With text analytics to understand the structure of sentences, as well as their meaning and intention and NLP to process unstructured data, full-blown computer-only-generated content will soon be a reality.
When these technologies are fully implemented, the Semantic Web will lead to a further upsurge in content production.
This will forcedly lead to redefine the nature of translation and the role of linguists to leverage the value in enriched (intelligent) content. It’s time for applied linguists (e.g. translators) to re-think their role in the language industry. Tim Berners Lee’s idea was a bit futuristic (if not actually visionaire) when he launched it two decades ago.
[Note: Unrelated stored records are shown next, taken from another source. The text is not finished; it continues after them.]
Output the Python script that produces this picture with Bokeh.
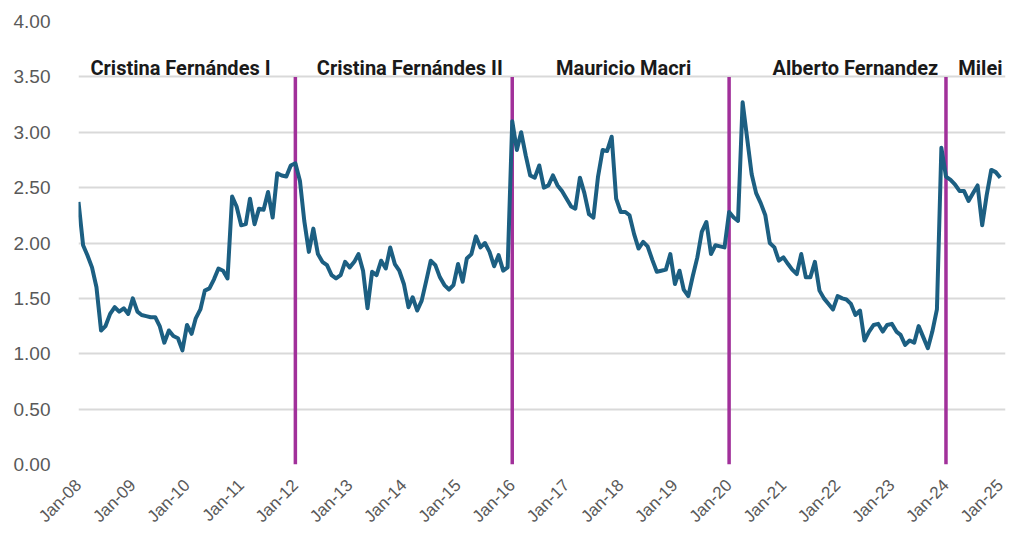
import pandas as pd
from math import pi
from bokeh.plotting import figure
from bokeh.models import (ColumnDataSource, FixedTicker, DatetimeTickFormatter,
                          NumeralTickFormatter, Range1d)
from bokeh.core.properties import value
from bokeh.embed import file_html
from bokeh.resources import INLINE

# ---- data (monthly values, Jan-2008 .. Jan-2025) ----
v2008 = [2.37, 1.98, 1.89, 1.78, 1.60, 1.21, 1.25, 1.36, 1.42, 1.38, 1.41, 1.36]
v2009 = [1.50, 1.38, 1.35, 1.34, 1.33, 1.33, 1.25, 1.10, 1.21, 1.16, 1.14, 1.03]
v2010 = [1.26, 1.18, 1.32, 1.40, 1.57, 1.59, 1.67, 1.77, 1.75, 1.68, 2.42, 2.33]
v2011 = [2.16, 2.17, 2.40, 2.17, 2.31, 2.30, 2.46, 2.23, 2.63, 2.61, 2.60, 2.70]
v2012 = [2.72, 2.56, 2.20, 1.92, 2.13, 1.90, 1.83, 1.80, 1.71, 1.68, 1.71, 1.83]
v2013 = [1.78, 1.83, 1.90, 1.75, 1.41, 1.74, 1.71, 1.84, 1.77, 1.96, 1.81, 1.75]
v2014 = [1.63, 1.42, 1.51, 1.39, 1.48, 1.66, 1.84, 1.80, 1.69, 1.62, 1.58, 1.62]
v2015 = [1.81, 1.65, 1.86, 1.90, 2.06, 1.96, 2.00, 1.92, 1.79, 1.89, 1.75, 1.78]
v2016 = [3.10, 2.84, 3.00, 2.79, 2.61, 2.59, 2.70, 2.50, 2.52, 2.61, 2.52, 2.47]
v2017 = [2.40, 2.33, 2.31, 2.59, 2.45, 2.26, 2.23, 2.60, 2.84, 2.83, 2.96, 2.40]
v2018 = [2.28, 2.28, 2.25, 2.08, 1.95, 2.01, 1.97, 1.85, 1.74, 1.75, 1.76, 1.90]
v2019 = [1.63, 1.75, 1.58, 1.52, 1.70, 1.87, 2.10, 2.19, 1.90, 1.98, 1.97, 1.96]
v2020 = [2.28, 2.23, 2.20, 3.27, 2.95, 2.62, 2.45, 2.36, 2.25, 2.00, 1.96, 1.84]
v2021 = [1.87, 1.81, 1.76, 1.72, 1.90, 1.69, 1.69, 1.83, 1.57, 1.50, 1.45, 1.40]
v2022 = [1.52, 1.50, 1.49, 1.45, 1.35, 1.39, 1.12, 1.20, 1.26, 1.27, 1.20, 1.26]
v2023 = [1.27, 1.20, 1.17, 1.08, 1.12, 1.10, 1.25, 1.15, 1.05, 1.20, 1.40, 2.86]
v2024 = [2.60, 2.57, 2.53, 2.47, 2.47, 2.38, 2.45, 2.52, 2.16, 2.43, 2.66, 2.64]
v2025 = [2.59]

values = (v2008 + v2009 + v2010 + v2011 + v2012 + v2013 + v2014 + v2015 + v2016
          + v2017 + v2018 + v2019 + v2020 + v2021 + v2022 + v2023 + v2024 + v2025)
dates = pd.date_range("2008-01-01", periods=len(values), freq="MS")

# presidential terms (start dates) and labels
term_starts = ["2012-01-01", "2016-01-01", "2020-01-01", "2024-01-01"]
term_top = 3.5
term_labels = ["Cristina Fernándes I", "Cristina Fernándes II", "Mauricio Macri",
               "Alberto Fernandez", "Milei"]
label_dates = ["2009-11-18", "2014-02-10", "2018-01-20", "2022-05-01", "2024-08-20"]
label_y = [3.58] * 5

tick_years = list(range(2008, 2026))
y_ticks = [0, 0.5, 1.0, 1.5, 2.0, 2.5, 3.0, 3.5, 4.0]

# ---- figure ----
x0 = pd.Timestamp("2008-01-01")
x1 = pd.Timestamp("2025-02-05")
p = figure(width=1010, height=541, x_axis_type="datetime",
           x_range=Range1d(x0, x1), y_range=Range1d(0, 4),
           output_backend="svg", toolbar_location=None,
           min_border_left=78, min_border_right=5,
           min_border_top=21, min_border_bottom=77)
p.outline_line_color = None
p.background_fill_color = "white"
p.border_fill_color = "white"

# grid
p.xgrid.grid_line_color = None
p.ygrid.grid_line_color = "#d9d9d9"
p.ygrid.grid_line_width = 2
p.ygrid.ticker = FixedTicker(ticks=y_ticks)

# y axis
p.yaxis.ticker = FixedTicker(ticks=y_ticks)
p.yaxis.formatter = NumeralTickFormatter(format="0.00")
p.yaxis.axis_line_color = None
p.yaxis.major_tick_line_color = None
p.yaxis.minor_tick_line_color = None
p.yaxis.major_label_text_font = "Liberation Sans"
p.yaxis.major_label_text_font_size = "19px"
p.yaxis.major_label_text_color = "#595959"
p.yaxis.major_label_standoff = 22

# x axis
tick_ms = [pd.Timestamp(f"{y}-01-01").value / 1e6 for y in tick_years]
p.xaxis.ticker = FixedTicker(ticks=tick_ms)
fmt = "%b-%y"
p.xaxis.formatter = DatetimeTickFormatter(years=fmt, months=fmt, days=fmt,
                                          hours=fmt, minutes=fmt, seconds=fmt,
                                          milliseconds=fmt, microseconds=fmt,
                                          hourmin=fmt, minsec=fmt)
p.xaxis.major_label_orientation = pi / 4
p.xaxis.axis_line_color = None
p.xaxis.major_tick_line_color = None
p.xaxis.minor_tick_line_color = None
p.xaxis.major_label_text_font = "Liberation Sans"
p.xaxis.major_label_text_font_size = "17px"
p.xaxis.major_label_text_color = "#595959"
p.xaxis.major_label_standoff = 12

# term separators
seg = ColumnDataSource(dict(x=pd.to_datetime(term_starts),
                            y0=[0] * len(term_starts),
                            y1=[term_top] * len(term_starts)))
p.segment(x0="x", y0="y0", x1="x", y1="y1", source=seg,
          line_color="#a1309a", line_width=3.5)

# main series
src = ColumnDataSource(dict(x=dates, y=values))
p.line("x", "y", source=src, line_color="#1c5f82", line_width=4,
       line_join="round")

# term labels
lab = ColumnDataSource(dict(x=pd.to_datetime(label_dates), y=label_y,
                            t=term_labels))
p.text("x", "y", text="t", source=lab, text_font=value("Roboto"),
       text_font_style="bold", text_font_size="20px", text_color="#1a1a1a",
       text_align="center", text_baseline="middle")

open("out.html", "w").write(file_html(p, INLINE))
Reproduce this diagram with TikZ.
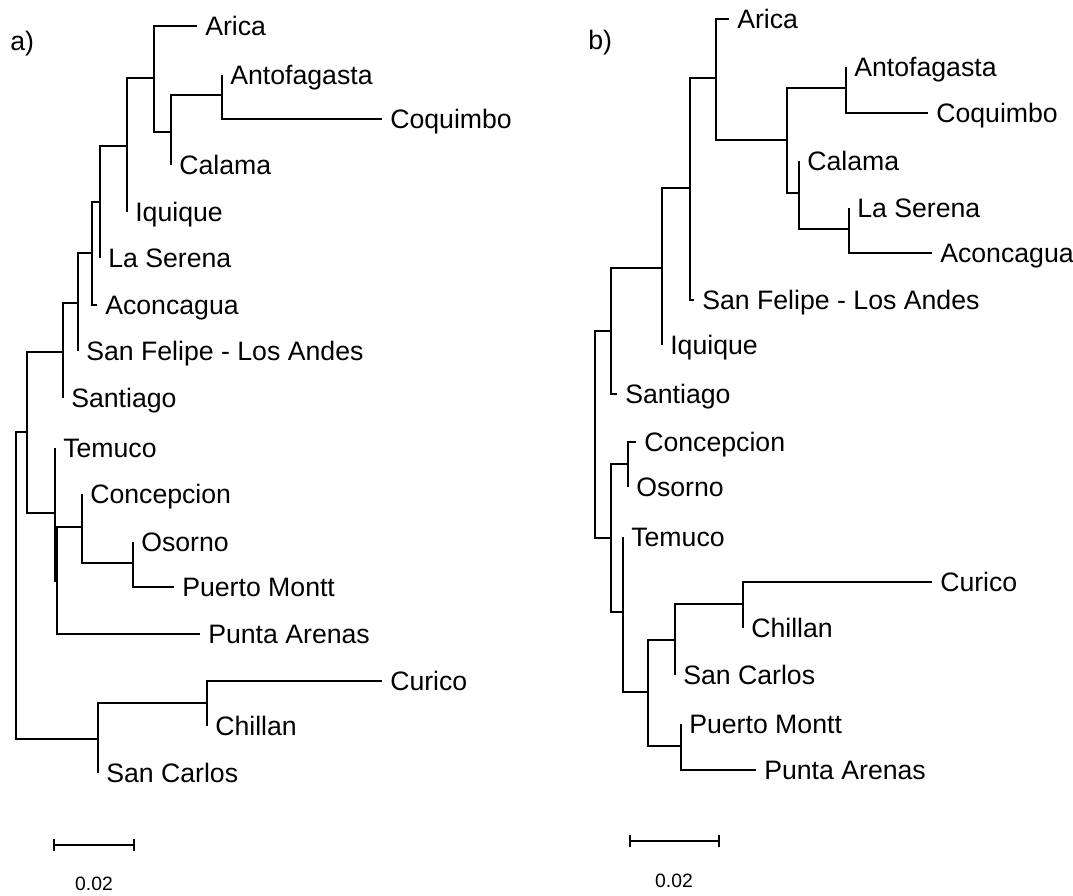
\documentclass[tikz,border=0pt]{standalone}
\usepackage{fontspec}
\setmainfont{Liberation Sans}
\usetikzlibrary{arrows.meta}
\tikzset{
  leaf/.style={anchor=west, inner xsep=6pt, inner ysep=0pt, text height=14.4pt, text depth=0pt, font=\fontsize{20}{24}\selectfont},
  branch/.style={line width=1.4pt},
  scalelab/.style={inner sep=0pt, font=\fontsize{14.5}{17}\selectfont},
}
\begin{document}
\begin{tikzpicture}[x=0.75pt, y=-0.75pt]
\useasboundingbox (0,0) rectangle (1073,895);
			%panel labels
			\node[leaf] (labA) at (2,41) {a)};
			\node[leaf] (labB) at (580,40) {b)};
			
			%tree a: leaves
			\foreach \n/\x/\y/\t in {aArica/197/26/Arica, aAnto/222/75/Antofagasta, aCoq/382/119/Coquimbo,
				aCal/171/165/Calama, aIqu/127/212/Iquique, aLaS/100/258/La Serena, aAco/97/305/Aconcagua,
				aSFe/78/351/San Felipe - Los Andes, aSant/63/398/Santiago, aTem/55/448/Temuco,
				aConc/82/494/Concepcion, aOso/133/542/Osorno, aPMo/174/587/Puerto Montt,
				aPAr/200/634/Punta Arenas, aCur/382/681/Curico, aChi/207/726/Chillan, aSCa/98/773/San Carlos}{
				\node[leaf] (\n) at (\x,\y) {\t};
			}
			%tree a: inner nodes
			\foreach \n/\x/\y in {aiAC/222/95, aiCal/171/132, aiAr/154/78, aiIq/127/146, aiLS/100/202,
				aiAco/92/253, aiSF/78/303, aiSt/63/352, aiN/27/432, aiTe/55/513, aiPA/57/581, aiCon/82/527,
				aiOs/133/563, aiCu/207/703, aiSC/98/739, aiRoot/16/585}{
				\coordinate (\n) at (\x,\y);
			}
			%tree a: branches
			\foreach \p/\c in {aiAC/aAnto, aiAC/aCoq, aiCal/aiAC, aiCal/aCal, aiAr/aArica, aiAr/aiCal,
				aiIq/aiAr, aiIq/aIqu, aiLS/aiIq, aiLS/aLaS, aiAco/aiLS, aiAco/aAco, aiSF/aiAco, aiSF/aSFe,
				aiSt/aiSF, aiSt/aSant, aiN/aiSt, aiN/aiTe, aiTe/aTem, aiTe/aiPA, aiPA/aiCon, aiPA/aPAr,
				aiCon/aConc, aiCon/aiOs, aiOs/aOso, aiOs/aPMo, aiCu/aCur, aiCu/aChi, aiSC/aiCu, aiSC/aSCa,
				aiRoot/aiN, aiRoot/aiSC}{
				\draw[branch] (\p) |- (\c.west);
			}
			
			%tree b: leaves
			\foreach \n/\x/\y/\t in {bArica/729/19/Arica, bAnto/846/67/Antofagasta, bCoq/928/113/Coquimbo,
				bCal/799/161/Calama, bLaS/849/208/La Serena, bAco/932/253/Aconcagua,
				bSFe/694/300/San Felipe - Los Andes, bIqu/662/345/Iquique, bSant/617/394/Santiago,
				bConc/636/442/Concepcion, bOso/628/487/Osorno, bTem/623/537/Temuco, bCur/932/582/Curico,
				bChi/743/628/Chillan, bSCa/675/675/San Carlos, bPMo/681/724/Puerto Montt,
				bPAr/756/770/Punta Arenas}{
				\node[leaf] (\n) at (\x,\y) {\t};
			}
			%tree b: inner nodes
			\foreach \n/\x/\y in {biAC/846/88, biLA/849/229, biCa/799/193, biN2/787/140, biAr/716/78,
				biSF/690/188, biIq/662/268, biSt/611/331, biCO/628/464, biCT/611/538, biTe/623/612,
				biSPP/648/692, biSC/675/640, biCu/743/604, biPM/681/746, biRoot/595/435}{
				\coordinate (\n) at (\x,\y);
			}
			%tree b: branches
			\foreach \p/\c in {biAC/bAnto, biAC/bCoq, biLA/bLaS, biLA/bAco, biCa/bCal, biCa/biLA,
				biN2/biAC, biN2/biCa, biAr/bArica, biAr/biN2, biSF/biAr, biSF/bSFe, biIq/biSF, biIq/bIqu,
				biSt/biIq, biSt/bSant, biCO/bConc, biCO/bOso, biCT/biCO, biCT/biTe, biTe/bTem, biTe/biSPP,
				biSPP/biSC, biSPP/biPM, biSC/biCu, biSC/bSCa, biCu/bCur, biCu/bChi, biPM/bPMo, biPM/bPAr,
				biRoot/biSt, biRoot/biCT}{
				\draw[branch] (\p) |- (\c.west);
			}
			
			%scale bars
			\coordinate (saL) at (53,845);
			\coordinate (saR) at (135,845);
			\draw[branch, {Bar[width=9pt]}-{Bar[width=9pt]}] (saL) -- (saR);
			\node[scalelab] (saLab) at (94,884) {0.02};
			\coordinate (sbL) at (629,841);
			\coordinate (sbR) at (720,841);
			\draw[branch, {Bar[width=9pt]}-{Bar[width=9pt]}] (sbL) -- (sbR);
			\node[scalelab] (sbLab) at (674,881) {0.02};
\end{tikzpicture}
\end{document}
The coming future will see ‘applied linguists’ mostly employed as post-processors. Machine translation will do all the jobs, even in creative tasks and those who are still called translators today will have to confirm or, at worst, polish automatic output for cultural appropriateness. Some will re-engineer and re-organize content, more or less as digital indexers and curators, and others will clean and polish data to feed machines. Creativity will no longer exist by definition, it will depend on each one’s ability to exploit his/her knowledge and skills.
So, it is really a good time for a change. Blockchain is no change, it may possibly be improvement, but it will keep us doing things the way they have been done so far, in a different shape. You might reclaim the things we believe have been taken away from you, but this will never happen. You can stick to obsolete models and expect to keep the same old stances, advance the same old claims, and work in the same old way you have been used to, but this won’t take you anywhere. You can only try to get new ones, and now it’s the time to find a way to get them.
So, is the translation industry attracting more investments than in burgeoning heyday? And where is the money being made? In the meantime, you better row and learn to swim.